EXERCISE.
Return the listing below unchanged, minus its pictures.

DATASET EXCERPT.
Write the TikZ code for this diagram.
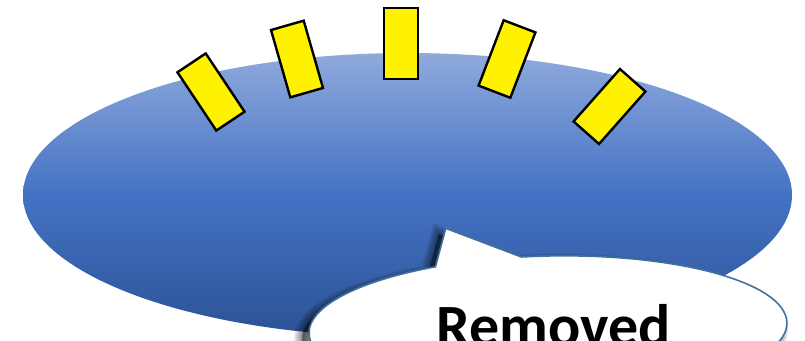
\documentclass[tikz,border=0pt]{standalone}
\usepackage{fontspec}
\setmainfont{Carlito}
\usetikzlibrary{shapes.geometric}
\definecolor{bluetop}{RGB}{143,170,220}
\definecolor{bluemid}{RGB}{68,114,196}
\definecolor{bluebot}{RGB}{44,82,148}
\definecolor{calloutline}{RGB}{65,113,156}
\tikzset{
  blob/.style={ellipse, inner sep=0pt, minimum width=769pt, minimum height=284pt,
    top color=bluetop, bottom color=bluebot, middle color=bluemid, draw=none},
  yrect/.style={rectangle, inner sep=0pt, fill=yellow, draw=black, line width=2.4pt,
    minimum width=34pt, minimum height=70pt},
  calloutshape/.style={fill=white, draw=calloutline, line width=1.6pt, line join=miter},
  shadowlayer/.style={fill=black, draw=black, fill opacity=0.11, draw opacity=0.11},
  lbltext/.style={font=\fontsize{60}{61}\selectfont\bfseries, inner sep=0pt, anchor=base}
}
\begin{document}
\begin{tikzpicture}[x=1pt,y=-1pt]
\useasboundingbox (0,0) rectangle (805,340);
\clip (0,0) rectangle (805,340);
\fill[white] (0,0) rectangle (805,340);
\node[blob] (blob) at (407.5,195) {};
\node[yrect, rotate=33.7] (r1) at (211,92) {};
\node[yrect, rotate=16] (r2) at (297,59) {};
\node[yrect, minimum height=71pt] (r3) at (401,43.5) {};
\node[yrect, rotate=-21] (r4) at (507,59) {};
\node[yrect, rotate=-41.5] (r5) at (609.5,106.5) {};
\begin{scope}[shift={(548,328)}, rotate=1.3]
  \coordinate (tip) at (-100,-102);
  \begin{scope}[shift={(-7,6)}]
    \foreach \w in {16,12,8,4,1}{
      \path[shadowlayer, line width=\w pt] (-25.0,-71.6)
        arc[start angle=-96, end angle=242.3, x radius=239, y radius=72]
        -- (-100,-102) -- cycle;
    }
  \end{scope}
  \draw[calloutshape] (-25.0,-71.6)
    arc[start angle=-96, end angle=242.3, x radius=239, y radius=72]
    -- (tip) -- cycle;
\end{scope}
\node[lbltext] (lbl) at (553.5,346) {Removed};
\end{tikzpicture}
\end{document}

ANSWER TO THE PROBLEM.
Write the TikZ code for this diagram.
\documentclass[tikz,border=0pt]{standalone}
\usepackage{fontspec}
\setmainfont{Carlito}
\usetikzlibrary{shapes.geometric}
\definecolor{bluetop}{RGB}{143,170,220}
\definecolor{bluemid}{RGB}{68,114,196}
\definecolor{bluebot}{RGB}{44,82,148}
\definecolor{calloutline}{RGB}{65,113,156}
\tikzset{
  blob/.style={ellipse, inner sep=0pt, minimum width=769pt, minimum height=284pt,
    top color=bluetop, bottom color=bluebot, middle color=bluemid, draw=none},
  yrect/.style={rectangle, inner sep=0pt, fill=yellow, draw=black, line width=2.4pt,
    minimum width=34pt, minimum height=70pt},
  calloutshape/.style={fill=white, draw=calloutline, line width=1.6pt, line join=miter},
  shadowlayer/.style={fill=black, draw=black, fill opacity=0.11, draw opacity=0.11},
  lbltext/.style={font=\fontsize{60}{61}\selectfont\bfseries, inner sep=0pt, anchor=base}
}
\begin{document}
\begin{tikzpicture}[x=1pt,y=-1pt]
\useasboundingbox (0,0) rectangle (805,340);
\clip (0,0) rectangle (805,340);
\fill[white] (0,0) rectangle (805,340);
\node[blob] (blob) at (407.5,195) {};
\node[yrect, rotate=33.7] (r1) at (211,92) {};
\node[yrect, rotate=16] (r2) at (297,59) {};
\node[yrect, minimum height=71pt] (r3) at (401,43.5) {};
\node[yrect, rotate=-21] (r4) at (507,59) {};
\node[yrect, rotate=-41.5] (r5) at (609.5,106.5) {};
\begin{scope}[shift={(548,328)}, rotate=1.3]
  \coordinate (tip) at (-100,-102);
  \begin{scope}[shift={(-7,6)}]
    \foreach \w in {16,12,8,4,1}{
      \path[shadowlayer, line width=\w pt] (-25.0,-71.6)
        arc[start angle=-96, end angle=242.3, x radius=239, y radius=72]
        -- (-100,-102) -- cycle;
    }
  \end{scope}
  \draw[calloutshape] (-25.0,-71.6)
    arc[start angle=-96, end angle=242.3, x radius=239, y radius=72]
    -- (tip) -- cycle;
\end{scope}
\node[lbltext] (lbl) at (553.5,346) {Removed};
\end{tikzpicture}
\end{document}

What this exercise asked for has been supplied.